┌──
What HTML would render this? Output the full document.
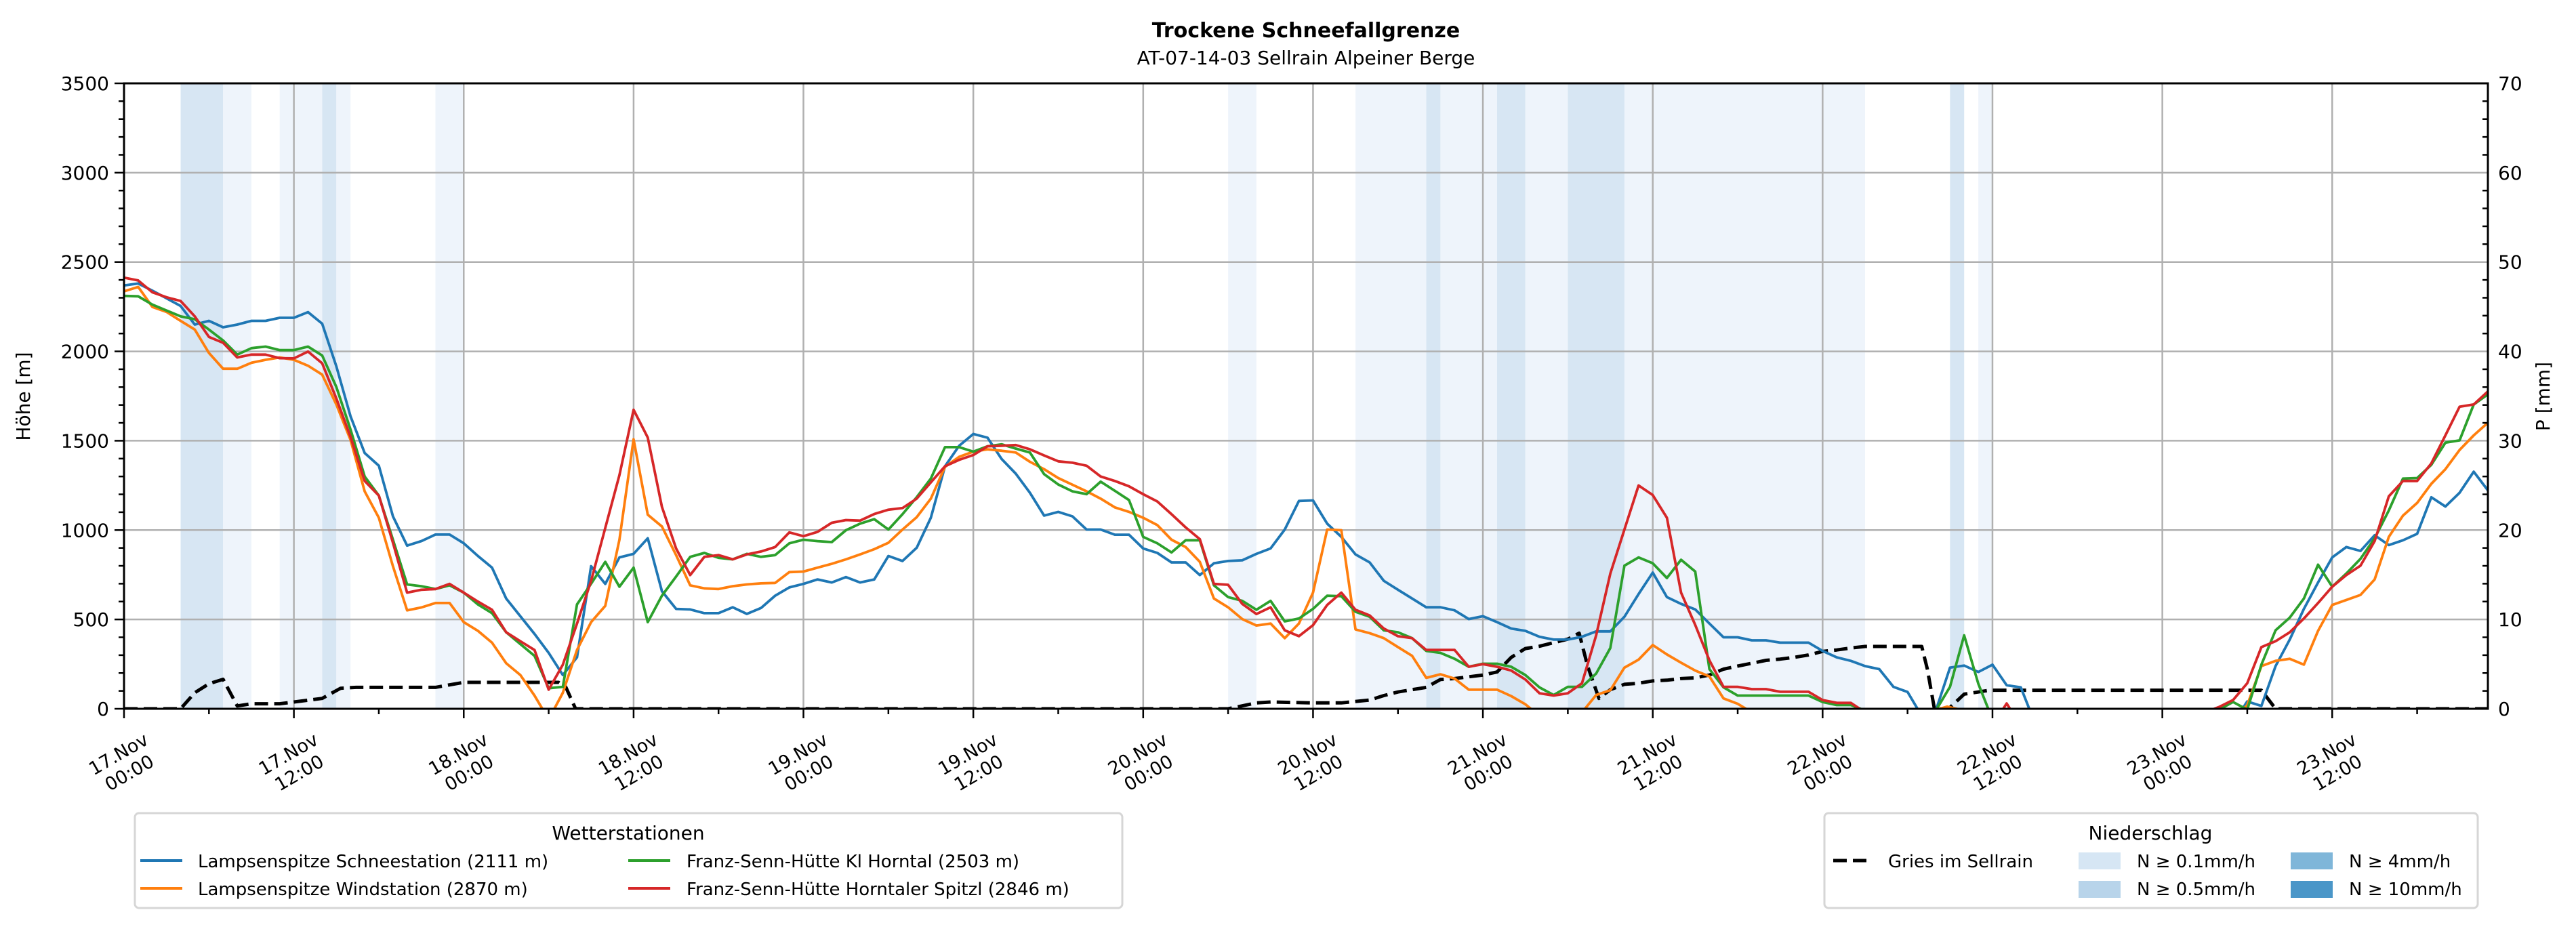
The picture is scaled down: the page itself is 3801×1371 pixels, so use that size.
<!DOCTYPE html>
<html><head><meta charset="utf-8"><style>
html,body{margin:0;padding:0;background:#fff;}
svg{display:block;font-family:"DejaVu Sans","Liberation Sans",sans-serif;}
</style></head><body>
<svg id="chart" width="3801" height="1371" viewBox="0 0 3801 1371" xmlns="http://www.w3.org/2000/svg">
<defs><clipPath id="plotclip"><rect x="183" y="123" width="3488" height="923"/></clipPath></defs>
<rect width="3801" height="1371" fill="#fff"/>
<text x="1927" y="55" text-anchor="middle" font-size="30" font-weight="bold">Trockene Schneefallgrenze</text>
<text x="1927" y="95" text-anchor="middle" font-size="28">AT-07-14-03 Sellrain Alpeiner Berge</text>
<g id="bands" clip-path="url(#plotclip)"></g>
<g id="grid"></g>
<g id="series" clip-path="url(#plotclip)"></g>
<g id="axes"></g>
<text transform="translate(44,585) rotate(-90)" text-anchor="middle" font-size="28">Höhe [m]</text>
<text transform="translate(3762,585) rotate(-90)" text-anchor="middle" font-size="28">P [mm]</text>

<g>
<rect x="199" y="1200" width="1457" height="140" rx="6" fill="#fff" stroke="#d6d6d6" stroke-width="3"/>
<text x="927" y="1239" text-anchor="middle" font-size="28">Wetterstationen</text>
<g><line x1="207" y1="1270" x2="269" y2="1270" stroke="#1f77b4" stroke-width="4"/><text x="292" y="1280" font-size="26">Lampsenspitze Schneestation (2111 m)</text></g>
<g><line x1="207" y1="1311" x2="269" y2="1311" stroke="#ff7f0e" stroke-width="4"/><text x="292" y="1321" font-size="26">Lampsenspitze Windstation (2870 m)</text></g>
<g><line x1="927" y1="1270" x2="989" y2="1270" stroke="#2ca02c" stroke-width="4"/><text x="1013" y="1280" font-size="26">Franz-Senn-Hütte Kl Horntal (2503 m)</text></g>
<g><line x1="927" y1="1311" x2="989" y2="1311" stroke="#d62728" stroke-width="4"/><text x="1013" y="1321" font-size="26">Franz-Senn-Hütte Horntaler Spitzl (2846 m)</text></g>
</g>

<g>
<rect x="2692" y="1200" width="964" height="140" rx="6" fill="#fff" stroke="#d6d6d6" stroke-width="3"/>
<text x="3173" y="1239" text-anchor="middle" font-size="28">Niederschlag</text>
<g><line x1="2705" y1="1270" x2="2760" y2="1270" stroke="#000" stroke-width="5" stroke-dasharray="20 9"/><text x="2786" y="1280" font-size="26">Gries im Sellrain</text></g>
<g><rect x="3067" y="1258" width="62" height="25" fill="#d6e6f4"/><text x="3153" y="1280" font-size="26">N ≥ 0.1mm/h</text></g>
<g><rect x="3067" y="1300" width="62" height="25" fill="#b8d4ea"/><text x="3153" y="1321" font-size="26">N ≥ 0.5mm/h</text></g>
<g><rect x="3380" y="1258" width="62" height="25" fill="#7fb6d9"/><text x="3466" y="1280" font-size="26">N ≥ 4mm/h</text></g>
<g><rect x="3380" y="1300" width="62" height="25" fill="#4a96c8"/><text x="3466" y="1321" font-size="26">N ≥ 10mm/h</text></g>
</g>
</svg>
<script>
const bandStart=[4,7,11,14,15,22,78,87,92,93,97,99,102,106,129,131];
const bandEnd=[7,9,14,15,16,24,80,92,93,97,99,102,106,123,130,132];
const bandLevel=[2,1,1,2,1,1,1,1,2,1,2,1,2,1,2,1];

const xTickDays=["17.Nov","17.Nov","18.Nov","18.Nov","19.Nov","19.Nov","20.Nov","20.Nov","21.Nov","21.Nov","22.Nov","22.Nov","23.Nov","23.Nov"];
const xTickTimes=["00:00","12:00","00:00","12:00","00:00","12:00","00:00","12:00","00:00","12:00","00:00","12:00","00:00","12:00"];
const yTicks=[0,500,1000,1500,2000,2500,3000,3500];
const y2Ticks=[0,10,20,30,40,50,60,70];

const blueT=[0,1,2,3,4,5,6,7,8,9,10,11,12,13,14,15,16,17,18,19,20,21,22,23,24,25,26,27,28,29,30,31,32,33,34,35,36,37,38,39,40,41,42,43,44,45,46,47,48,49,50,51,52,53,54,55,56,57,58,59,60,61,62,63,64,65,66,67,68,69,70,71,72,73,74,75,76,77,78,79,80,81,82,83,84,85,86,87,88,89,90,91,92,93,94,95,96,97,98,99,100,101,102,103,104,105,106,107,108,109,110,111,112,113,114,115,116,117,118,119,120,121,122,123,124,125,126,127,128,129,130,131,132,133,134,135,149,150,151,152,153,154,155,156,157,158,159,160,161,162,163,164,165,166,167];
const blueV=[2369,2380,2340,2297,2254,2150,2171,2135,2150,2171,2171,2188,2188,2220,2155,1916,1637,1431,1360,1077,913,938,975,975,926,855,790,617,518,419,313,189,288,798,699,847,867,954,658,559,556,535,535,568,531,564,633,679,699,724,707,737,707,724,855,827,901,1069,1357,1472,1538,1517,1398,1316,1209,1081,1102,1077,1003,1003,974,974,897,872,819,819,748,814,827,831,867,897,1003,1163,1166,1036,962,864,819,716,666,617,568,568,551,502,518,485,449,436,403,387,387,403,433,433,515,642,762,625,587,556,477,400,400,383,383,370,370,370,324,288,268,239,222,123,94,-40,-10,230,242,206,247,132,120,-80,-80,41,16,239,387,559,707,847,905,883,971,916,943,979,1184,1132,1209,1327,1222];

const orangeT=[0,1,2,3,4,5,6,7,8,9,10,11,12,13,14,15,16,17,18,19,20,21,22,23,24,25,26,27,28,29,30,31,32,33,34,35,36,37,38,39,40,41,42,43,44,45,46,47,48,49,50,51,52,53,54,55,56,57,58,59,60,61,62,63,64,65,66,67,68,69,70,71,72,73,74,75,76,77,78,79,80,81,82,83,84,85,86,87,88,89,90,91,92,93,94,95,96,97,98,99,100,101,102,103,104,105,106,107,108,109,110,111,112,113,114,115,116,127,128.8,130,149,150,151,152,153,154,155,156,157,158,159,160,161,162,163,164,165,166,167];
const orangeV=[2336,2361,2249,2221,2171,2122,1991,1903,1903,1936,1953,1966,1953,1920,1870,1703,1505,1217,1069,798,551,567,592,592,485,436,370,255,189,74,-60,90,329,485,576,946,1508,1086,1020,860,691,674,670,686,696,702,704,765,768,790,811,836,864,893,929,1003,1072,1176,1354,1410,1439,1452,1444,1434,1382,1341,1291,1254,1217,1176,1127,1102,1069,1028,946,905,822,617,568,502,466,477,395,477,650,1003,999,444,423,395,345,296,173,193,169,107,107,107,71,25,-40,-80,-80,-20,77,104,230,275,357,304,258,214,181,58,28,-20,-60,-30,12,-10,-60,20,239,268,280,247,436,581,609,637,724,962,1081,1152,1259,1341,1448,1530,1601];

const greenT=[0,1,2,3,4,5,6,7,8,9,10,11,12,13,14,15,16,17,18,19,20,21,22,23,24,25,26,27,28,29,30,31,32,33,34,35,36,37,38,39,40,41,42,43,44,45,46,47,48,49,50,51,52,53,54,55,56,57,58,59,60,61,62,63,64,65,66,67,68,69,70,71,72,73,74,75,76,77,78,79,80,81,82,83,84,85,86,87,88,89,90,91,92,93,94,95,96,97,98,99,100,101,102,103,104,105,106,107,108,109,110,111,112,113,114,119,120,121,122,123,128,129,130,131,132,147,148,149,150,151,152,153,154,155,156,157,158,159,160,161,162,163,164,165,166,167];
const greenV=[2311,2308,2262,2229,2196,2180,2122,2061,1982,2018,2027,2007,2007,2027,1977,1801,1563,1300,1193,946,696,686,670,691,650,584,535,428,362,296,115,123,584,700,822,683,790,485,633,740,850,872,845,836,867,850,860,926,946,938,933,999,1036,1061,1003,1089,1184,1288,1464,1464,1439,1469,1480,1456,1434,1313,1255,1217,1201,1271,1220,1168,962,926,875,943,943,691,625,604,554,604,489,505,559,633,630,543,515,439,428,395,324,313,280,235,252,252,235,189,120,77,123,123,197,340,801,847,814,732,834,768,222,120,74,74,38,21,21,-10,-10,123,411,140,-60,-60,-5,38,-5,247,439,510,617,806,683,757,839,954,1110,1288,1291,1365,1489,1502,1703,1760];

const redT=[0,1,2,3,4,5,6,7,8,9,10,11,12,13,14,15,16,17,18,19,20,21,22,23,24,25,26,27,28,29,30,31,32,33,34,35,36,37,38,39,40,41,42,43,44,45,46,47,48,49,50,51,52,53,54,55,56,57,58,59,60,61,62,63,64,65,66,67,68,69,70,71,72,73,74,75,76,77,78,79,80,81,82,83,84,85,86,87,88,89,90,91,92,93,94,95,96,97,98,99,100,101,102,103,104,105,106,107,108,109,110,111,112,113,114,115,116,117,118,119,120,121,122,123,132.6,133,133.4,147,148,149,150,151,152,153,154,155,156,157,158,159,160,161,162,163,164,165,166,167];
const redV=[2413,2397,2331,2303,2282,2196,2081,2048,1966,1982,1982,1962,1961,1999,1933,1736,1522,1275,1193,929,650,666,670,699,650,600,554,428,378,329,107,247,477,716,1012,1308,1673,1518,1130,897,748,850,860,836,864,880,905,987,966,990,1041,1056,1053,1090,1114,1123,1176,1267,1357,1393,1420,1469,1472,1476,1452,1418,1385,1377,1360,1300,1275,1245,1201,1160,1089,1015,949,699,694,587,530,568,439,406,468,581,650,554,522,449,406,395,329,329,329,235,250,235,214,164,87,74,87,143,411,757,1003,1250,1196,1069,650,469,271,123,123,110,110,95,95,95,49,33,33,-20,-20,30,-20,-20,10,49,143,345,378,428,505,592,683,748,801,938,1189,1275,1275,1373,1530,1690,1703,1776];

const griesT=[0,4,5,6,7,8,9,11,12,14,15.3,16.4,22,24,30.7,31.2,31.9,78,80,81,84,86,88,89,90,91,92,93,94,96,97,98,99,100,101,102,102.8,103.4,104.2,105,106,107,108,109,110,111,112,113,114,115,116,117,118,119,120,121,122,123,127,127.4,127.9,128.9,130,131.8,151,152,167];
const griesV=[0,0,90,140,165,16,28,28,38,58,115,120,120,148,148,123,0,0,33,38,33,33,49,74,94,107,120,164,169,189,206,288,337,350,370,390,423,239,58,107,137,143,156,160,169,173,189,222,239,255,271,278,288,301,321,329,340,349,349,222,0,0,82,104,104,0,0];

const X0=183,X1=3671,Y0=1046,Y1=123,HMAX=167,MMAX=3500,PMAX=70;
const NS='http://www.w3.org/2000/svg';
function xs(h){return X0+h*(X1-X0)/HMAX;}
function ys(m){return Y0-m*(Y0-Y1)/MMAX;}
function yp(p){return Y0-p*(Y0-Y1)/PMAX;}
function mk(tag,attrs,parent){const e=document.createElementNS(NS,tag);for(const k in attrs)e.setAttribute(k,attrs[k]);parent.appendChild(e);return e;}

const bandsG=document.getElementById('bands');
const bandColor={1:'#eef4fb',2:'#d7e6f3'};
for(let i=0;i<bandStart.length;i++){
  const r=mk('rect',{x:xs(bandStart[i]),y:Y1,width:xs(bandEnd[i])-xs(bandStart[i]),height:Y0-Y1,fill:bandColor[bandLevel[i]]},bandsG);
  
  
}

const grid=document.getElementById('grid');
for(let i=0;i<xTickDays.length;i++){
  const l=mk('line',{x1:xs(i*12),x2:xs(i*12),y1:Y1,y2:Y0,stroke:'#b0b0b0','stroke-width':2.5},grid);
  
  
}
for(const t of yTicks){
  const l=mk('line',{x1:X0,x2:X1,y1:ys(t),y2:ys(t),stroke:'#b0b0b0','stroke-width':2.5},grid);
  
  
}

const series=document.getElementById('series');
function line(T,V,color,name,w,dash){
  let d='';
  for(let i=0;i<T.length;i++){d+=(i?'L':'M')+xs(T[i]).toFixed(1)+','+ys(V[i]).toFixed(1);}
  const p=mk('path',{d:d,fill:'none',stroke:color,'stroke-width':w,'stroke-linejoin':'round'},series);
  if(dash)p.setAttribute('stroke-dasharray',dash);
  
  
}
line(griesT,griesV,'#000','line-gries-im-sellrain',5,'20 9');
line(blueT,blueV,'#1f77b4','line-lamp-schneestation',3.8);
line(orangeT,orangeV,'#ff7f0e','line-lamp-windstation',3.8);
line(greenT,greenV,'#2ca02c','line-fss-kl-horntal',3.8);
line(redT,redV,'#d62728','line-fss-horntaler-spitzl',3.8);

const ax=document.getElementById('axes');
const frame=mk('rect',{x:X0,y:Y1,width:X1-X0,height:Y0-Y1,fill:'none',stroke:'#000','stroke-width':3},ax);


for(let m=0;m<=MMAX;m+=100){
  const major=m%500===0;
  const t=mk('line',{x1:X0,x2:X0-(major?14:8),y1:ys(m),y2:ys(m),stroke:'#000','stroke-width':2.5},ax);
  
  
}
for(const v of yTicks){
  const tx=mk('text',{x:X0-22,y:ys(v)+10,'text-anchor':'end','font-size':28},ax);
  tx.textContent=v;
  
  
}
for(let p=0;p<=PMAX;p+=2){
  const major=p%10===0;
  const t=mk('line',{x1:X1,x2:X1-(major?0:8),y1:yp(p),y2:yp(p),stroke:'#000','stroke-width':2.5},ax);
  
  
}
for(const v of y2Ticks){
  const tx=mk('text',{x:X1+15,y:yp(v)+10,'text-anchor':'start','font-size':28},ax);
  tx.textContent=v;
  
  
}
for(let h=0;h<=HMAX;h+=6){
  const major=h%12===0;
  const t=mk('line',{x1:xs(h),x2:xs(h),y1:Y0,y2:Y0+(major?14:8),stroke:'#000','stroke-width':2.5},ax);
  
  
}
for(let i=0;i<xTickDays.length;i++){
  const g=mk('g',{transform:'translate('+xs(i*12)+',1127) rotate(-30)'},ax);
  
  
  const a=mk('text',{x:0,y:-7,'text-anchor':'middle','font-size':27},g);a.textContent=xTickDays[i];
  const b=mk('text',{x:0,y:25,'text-anchor':'middle','font-size':27},g);b.textContent=xTickTimes[i];
}
</script>
</body></html>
└──
Given problem
Output nothing but the number of lines in the data containing the string "document".

Answer to the problem
6